-- Start --

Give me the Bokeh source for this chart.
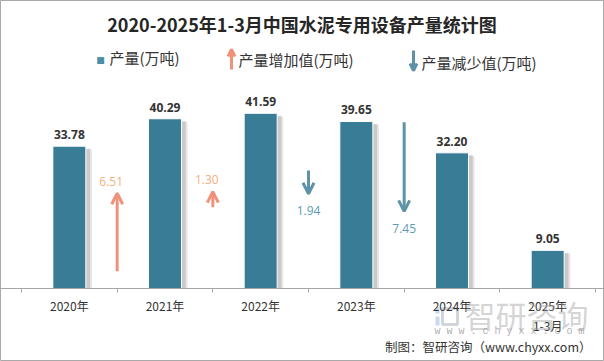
from bokeh.plotting import figure
from bokeh.models import Range1d, FixedTicker, ColumnDataSource, Label, Arrow, OpenHead
from bokeh.core.properties import value
from bokeh.embed import file_html
from bokeh.resources import INLINE

# ---------------- data ----------------
years = ["2020年", "2021年", "2022年", "2023年", "2024年", "2025年\n1-3月"]
output = [33.78, 40.29, 41.59, 39.65, 32.20, 9.05]          # 产量(万吨)
title_text = "2020-2025年1-3月中国水泥专用设备产量统计图"
legend_labels = ["产量(万吨)", "产量增加值(万吨)", "产量减少值(万吨)"]
source_note = "制图：智研咨询（www.chyxx.com）"
watermark_cn = "智研咨询"
watermark_en = "w w w . c h y x x . c o m"

# year-on-year change between the full years (2020-2024)
changes = [round(b - a, 2) for a, b in zip(output[:4], output[1:5])]

# ---------------- layout / style ----------------
W, H = 604, 361
AX_LEFT, AX_RIGHT, AX_Y = 21, 595, 288   # axis placement on the canvas (px)
PX_PER_UNIT = 4.213
BAR_COLOR = "#387c95"
UP_COLOR = "#f0917a"
UP_TEXT = "#f4b07c"
DOWN_COLOR = "#5e92a7"
DOWN_TEXT = "#5b9bb5"
ARROW_SCALE = 2.84                      # arrow length per unit of change
arrow_tip = [22.6, 23.0, 22.5, 18.3]    # where each arrow head sits

n = len(years)
centers = [i + 0.5 for i in range(n)]
band = (AX_RIGHT - AX_LEFT) / n
def X(px):  # canvas pixel -> data x
    return (px - AX_LEFT) / band
def Y(py):  # canvas pixel -> data y
    return (AX_Y - py) / PX_PER_UNIT

p = figure(width=W, height=H, output_backend="svg", toolbar_location=None,
           x_range=Range1d(X(0), X(W)), y_range=Range1d(Y(H), Y(0)),
           min_border=0)
p.outline_line_color = "#a9a9a9"
p.outline_line_width = 1
p.grid.visible = False
p.yaxis.visible = False
p.background_fill_color = "white"
p.border_fill_color = "white"

# watermark logo (behind everything)
p.quad(left=[X(435)], right=[X(439)], bottom=[Y(313)], top=[Y(307)],
       fill_color="#b9d0e8", line_color=None, fill_alpha=0.8)
p.quad(left=[X(435)], right=[X(439)], bottom=[Y(325)], top=[Y(316)],
       fill_color="#b9d0e8", line_color=None, fill_alpha=0.8)
p.quad(left=[X(442)], right=[X(457)], bottom=[Y(324)], top=[Y(308)],
       fill_color=None, line_color="#c5ccd4", line_width=3, line_alpha=0.8)

# x axis, fixed at zero inside the canvas
ax = p.xaxis[0]
ax.fixed_location = 0
ax.ticker = FixedTicker(ticks=centers, minor_ticks=list(range(n + 1)))
ax.major_label_overrides = {c: y for c, y in zip(centers, years)}
ax.major_tick_line_color = None
ax.major_tick_out = 0
ax.major_tick_in = 0
ax.minor_tick_line_color = "#a6a6a6"
ax.minor_tick_out = 4
ax.minor_tick_in = 0
ax.axis_line_color = "#a6a6a6"
ax.major_label_text_font = "Noto Sans CJK SC"
ax.major_label_text_font_size = "12px"
ax.major_label_text_color = "#333333"
ax.major_label_standoff = 4

# bars with soft shadow
src = ColumnDataSource(dict(
    x=centers, top=output,
    xs1=[c + 0.045 for c in centers], ts1=[v - 0.6 for v in output],
    xs2=[c + 0.065 for c in centers], ts2=[v - 0.8 for v in output],
    lbl=[f"{v:.2f}" for v in output]))
p.vbar(x="xs2", top="ts2", width=0.345, source=src, fill_color="#d9d9d9", line_color=None, fill_alpha=0.6)
p.vbar(x="xs1", top="ts1", width=0.345, source=src, fill_color="#bdbdbd", line_color=None, fill_alpha=0.7)
p.vbar(x="x", top="top", width=0.345, source=src, fill_color=BAR_COLOR, line_color="white", line_width=1)
p.text(x="x", y="top", text="lbl", source=src, text_align="center", text_baseline="bottom",
       y_offset=-7, text_font=value("Open Sans"), text_font_style="bold",
       text_font_size="12px", text_color="#333333")

# change arrows at category boundaries
for i, c in enumerate(changes):
    xb = i + 1
    tip = arrow_tip[i]
    up = c > 0
    start = tip - ARROW_SCALE * c if up else tip + ARROW_SCALE * abs(c)
    col = UP_COLOR if up else DOWN_COLOR
    asrc = ColumnDataSource(dict(x0=[xb], y0=[start], x1=[xb], y1=[tip]))
    p.add_layout(Arrow(x_start="x0", y_start="y0", x_end="x1", y_end="y1", source=asrc,
                       line_color=col, line_width=3,
                       end=OpenHead(size=11, line_color=col, line_width=3)))
    tsrc = ColumnDataSource(dict(x=[xb], y=[tip], t=[f"{abs(c):.2f}"]))
    p.text(x="x", y="y", text="t", source=tsrc, text_align="center", text_baseline="middle",
           x_offset=-6 if up else 0, y_offset=-12 if up else 17,
           text_font=value("Open Sans"), text_font_size="12px",
           text_color=UP_TEXT if up else DOWN_TEXT)

# title
p.add_layout(Label(x=X(301.5), y=Y(23), text=title_text, text_align="center", text_baseline="middle",
                   text_font="Noto Sans CJK SC", text_font_style="bold", text_font_size="18px",
                   text_color="#262626"))

# legend
p.add_layout(Label(x=X(100), y=Y(59), text="■", text_align="center", text_baseline="middle",
                   text_font="DejaVu Sans", text_font_size="9px", text_color="#4b8fa6"))
p.add_layout(Label(x=X(109), y=Y(57), text=legend_labels[0], text_align="left", text_baseline="middle",
                   text_font="Noto Sans CJK SC", text_font_size="15px", text_color="#333333"))
lu = ColumnDataSource(dict(x0=[X(231)], y0=[Y(69)], x1=[X(231)], y1=[Y(49)]))
p.add_layout(Arrow(x_start="x0", y_start="y0", x_end="x1", y_end="y1", source=lu,
                   line_color=UP_COLOR, line_width=3,
                   end=OpenHead(size=7, line_color=UP_COLOR, line_width=3)))
p.add_layout(Label(x=X(238), y=Y(59), text=legend_labels[1], text_align="left", text_baseline="middle",
                   text_font="Noto Sans CJK SC", text_font_size="15px", text_color="#333333"))
ld = ColumnDataSource(dict(x0=[X(413)], y0=[Y(50)], x1=[X(413)], y1=[Y(70)]))
p.add_layout(Arrow(x_start="x0", y_start="y0", x_end="x1", y_end="y1", source=ld,
                   line_color=DOWN_COLOR, line_width=3,
                   end=OpenHead(size=7, line_color=DOWN_COLOR, line_width=3)))
p.add_layout(Label(x=X(421), y=Y(62), text=legend_labels[2], text_align="left", text_baseline="middle",
                   text_font="Noto Sans CJK SC", text_font_size="15px", text_color="#333333"))

# watermark and source note
p.add_layout(Label(x=X(526), y=Y(314), text=watermark_cn, text_align="center", text_baseline="middle",
                   text_font="Noto Sans CJK SC", text_font_size="31px", text_color="#a0a0a0",
                   text_alpha=0.45))
p.add_layout(Label(x=X(509), y=Y(331), text=watermark_en, text_align="center", text_baseline="middle",
                   text_font="Liberation Mono", text_font_size="10px", text_color="#999999",
                   text_alpha=0.8))
p.add_layout(Label(x=X(591), y=Y(346), text=source_note, text_align="right", text_baseline="middle",
                   text_font="Noto Sans CJK SC", text_font_size="12.5px", text_color="#333333"))

open("out.html", "w").write(file_html(p, INLINE))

-- End --

Your copy of the data above should match it exactly, except that pictures are left out.

### Response to the task:
Give me the Bokeh source for this chart.
from bokeh.plotting import figure
from bokeh.models import Range1d, FixedTicker, ColumnDataSource, Label, Arrow, OpenHead
from bokeh.core.properties import value
from bokeh.embed import file_html
from bokeh.resources import INLINE

# ---------------- data ----------------
years = ["2020年", "2021年", "2022年", "2023年", "2024年", "2025年\n1-3月"]
output = [33.78, 40.29, 41.59, 39.65, 32.20, 9.05]          # 产量(万吨)
title_text = "2020-2025年1-3月中国水泥专用设备产量统计图"
legend_labels = ["产量(万吨)", "产量增加值(万吨)", "产量减少值(万吨)"]
source_note = "制图：智研咨询（www.chyxx.com）"
watermark_cn = "智研咨询"
watermark_en = "w w w . c h y x x . c o m"

# year-on-year change between the full years (2020-2024)
changes = [round(b - a, 2) for a, b in zip(output[:4], output[1:5])]

# ---------------- layout / style ----------------
W, H = 604, 361
AX_LEFT, AX_RIGHT, AX_Y = 21, 595, 288   # axis placement on the canvas (px)
PX_PER_UNIT = 4.213
BAR_COLOR = "#387c95"
UP_COLOR = "#f0917a"
UP_TEXT = "#f4b07c"
DOWN_COLOR = "#5e92a7"
DOWN_TEXT = "#5b9bb5"
ARROW_SCALE = 2.84                      # arrow length per unit of change
arrow_tip = [22.6, 23.0, 22.5, 18.3]    # where each arrow head sits

n = len(years)
centers = [i + 0.5 for i in range(n)]
band = (AX_RIGHT - AX_LEFT) / n
def X(px):  # canvas pixel -> data x
    return (px - AX_LEFT) / band
def Y(py):  # canvas pixel -> data y
    return (AX_Y - py) / PX_PER_UNIT

p = figure(width=W, height=H, output_backend="svg", toolbar_location=None,
           x_range=Range1d(X(0), X(W)), y_range=Range1d(Y(H), Y(0)),
           min_border=0)
p.outline_line_color = "#a9a9a9"
p.outline_line_width = 1
p.grid.visible = False
p.yaxis.visible = False
p.background_fill_color = "white"
p.border_fill_color = "white"

# watermark logo (behind everything)
p.quad(left=[X(435)], right=[X(439)], bottom=[Y(313)], top=[Y(307)],
       fill_color="#b9d0e8", line_color=None, fill_alpha=0.8)
p.quad(left=[X(435)], right=[X(439)], bottom=[Y(325)], top=[Y(316)],
       fill_color="#b9d0e8", line_color=None, fill_alpha=0.8)
p.quad(left=[X(442)], right=[X(457)], bottom=[Y(324)], top=[Y(308)],
       fill_color=None, line_color="#c5ccd4", line_width=3, line_alpha=0.8)

# x axis, fixed at zero inside the canvas
ax = p.xaxis[0]
ax.fixed_location = 0
ax.ticker = FixedTicker(ticks=centers, minor_ticks=list(range(n + 1)))
ax.major_label_overrides = {c: y for c, y in zip(centers, years)}
ax.major_tick_line_color = None
ax.major_tick_out = 0
ax.major_tick_in = 0
ax.minor_tick_line_color = "#a6a6a6"
ax.minor_tick_out = 4
ax.minor_tick_in = 0
ax.axis_line_color = "#a6a6a6"
ax.major_label_text_font = "Noto Sans CJK SC"
ax.major_label_text_font_size = "12px"
ax.major_label_text_color = "#333333"
ax.major_label_standoff = 4

# bars with soft shadow
src = ColumnDataSource(dict(
    x=centers, top=output,
    xs1=[c + 0.045 for c in centers], ts1=[v - 0.6 for v in output],
    xs2=[c + 0.065 for c in centers], ts2=[v - 0.8 for v in output],
    lbl=[f"{v:.2f}" for v in output]))
p.vbar(x="xs2", top="ts2", width=0.345, source=src, fill_color="#d9d9d9", line_color=None, fill_alpha=0.6)
p.vbar(x="xs1", top="ts1", width=0.345, source=src, fill_color="#bdbdbd", line_color=None, fill_alpha=0.7)
p.vbar(x="x", top="top", width=0.345, source=src, fill_color=BAR_COLOR, line_color="white", line_width=1)
p.text(x="x", y="top", text="lbl", source=src, text_align="center", text_baseline="bottom",
       y_offset=-7, text_font=value("Open Sans"), text_font_style="bold",
       text_font_size="12px", text_color="#333333")

# change arrows at category boundaries
for i, c in enumerate(changes):
    xb = i + 1
    tip = arrow_tip[i]
    up = c > 0
    start = tip - ARROW_SCALE * c if up else tip + ARROW_SCALE * abs(c)
    col = UP_COLOR if up else DOWN_COLOR
    asrc = ColumnDataSource(dict(x0=[xb], y0=[start], x1=[xb], y1=[tip]))
    p.add_layout(Arrow(x_start="x0", y_start="y0", x_end="x1", y_end="y1", source=asrc,
                       line_color=col, line_width=3,
                       end=OpenHead(size=11, line_color=col, line_width=3)))
    tsrc = ColumnDataSource(dict(x=[xb], y=[tip], t=[f"{abs(c):.2f}"]))
    p.text(x="x", y="y", text="t", source=tsrc, text_align="center", text_baseline="middle",
           x_offset=-6 if up else 0, y_offset=-12 if up else 17,
           text_font=value("Open Sans"), text_font_size="12px",
           text_color=UP_TEXT if up else DOWN_TEXT)

# title
p.add_layout(Label(x=X(301.5), y=Y(23), text=title_text, text_align="center", text_baseline="middle",
                   text_font="Noto Sans CJK SC", text_font_style="bold", text_font_size="18px",
                   text_color="#262626"))

# legend
p.add_layout(Label(x=X(100), y=Y(59), text="■", text_align="center", text_baseline="middle",
                   text_font="DejaVu Sans", text_font_size="9px", text_color="#4b8fa6"))
p.add_layout(Label(x=X(109), y=Y(57), text=legend_labels[0], text_align="left", text_baseline="middle",
                   text_font="Noto Sans CJK SC", text_font_size="15px", text_color="#333333"))
lu = ColumnDataSource(dict(x0=[X(231)], y0=[Y(69)], x1=[X(231)], y1=[Y(49)]))
p.add_layout(Arrow(x_start="x0", y_start="y0", x_end="x1", y_end="y1", source=lu,
                   line_color=UP_COLOR, line_width=3,
                   end=OpenHead(size=7, line_color=UP_COLOR, line_width=3)))
p.add_layout(Label(x=X(238), y=Y(59), text=legend_labels[1], text_align="left", text_baseline="middle",
                   text_font="Noto Sans CJK SC", text_font_size="15px", text_color="#333333"))
ld = ColumnDataSource(dict(x0=[X(413)], y0=[Y(50)], x1=[X(413)], y1=[Y(70)]))
p.add_layout(Arrow(x_start="x0", y_start="y0", x_end="x1", y_end="y1", source=ld,
                   line_color=DOWN_COLOR, line_width=3,
                   end=OpenHead(size=7, line_color=DOWN_COLOR, line_width=3)))
p.add_layout(Label(x=X(421), y=Y(62), text=legend_labels[2], text_align="left", text_baseline="middle",
                   text_font="Noto Sans CJK SC", text_font_size="15px", text_color="#333333"))

# watermark and source note
p.add_layout(Label(x=X(526), y=Y(314), text=watermark_cn, text_align="center", text_baseline="middle",
                   text_font="Noto Sans CJK SC", text_font_size="31px", text_color="#a0a0a0",
                   text_alpha=0.45))
p.add_layout(Label(x=X(509), y=Y(331), text=watermark_en, text_align="center", text_baseline="middle",
                   text_font="Liberation Mono", text_font_size="10px", text_color="#999999",
                   text_alpha=0.8))
p.add_layout(Label(x=X(591), y=Y(346), text=source_note, text_align="right", text_baseline="middle",
                   text_font="Noto Sans CJK SC", text_font_size="12.5px", text_color="#333333"))

open("out.html", "w").write(file_html(p, INLINE))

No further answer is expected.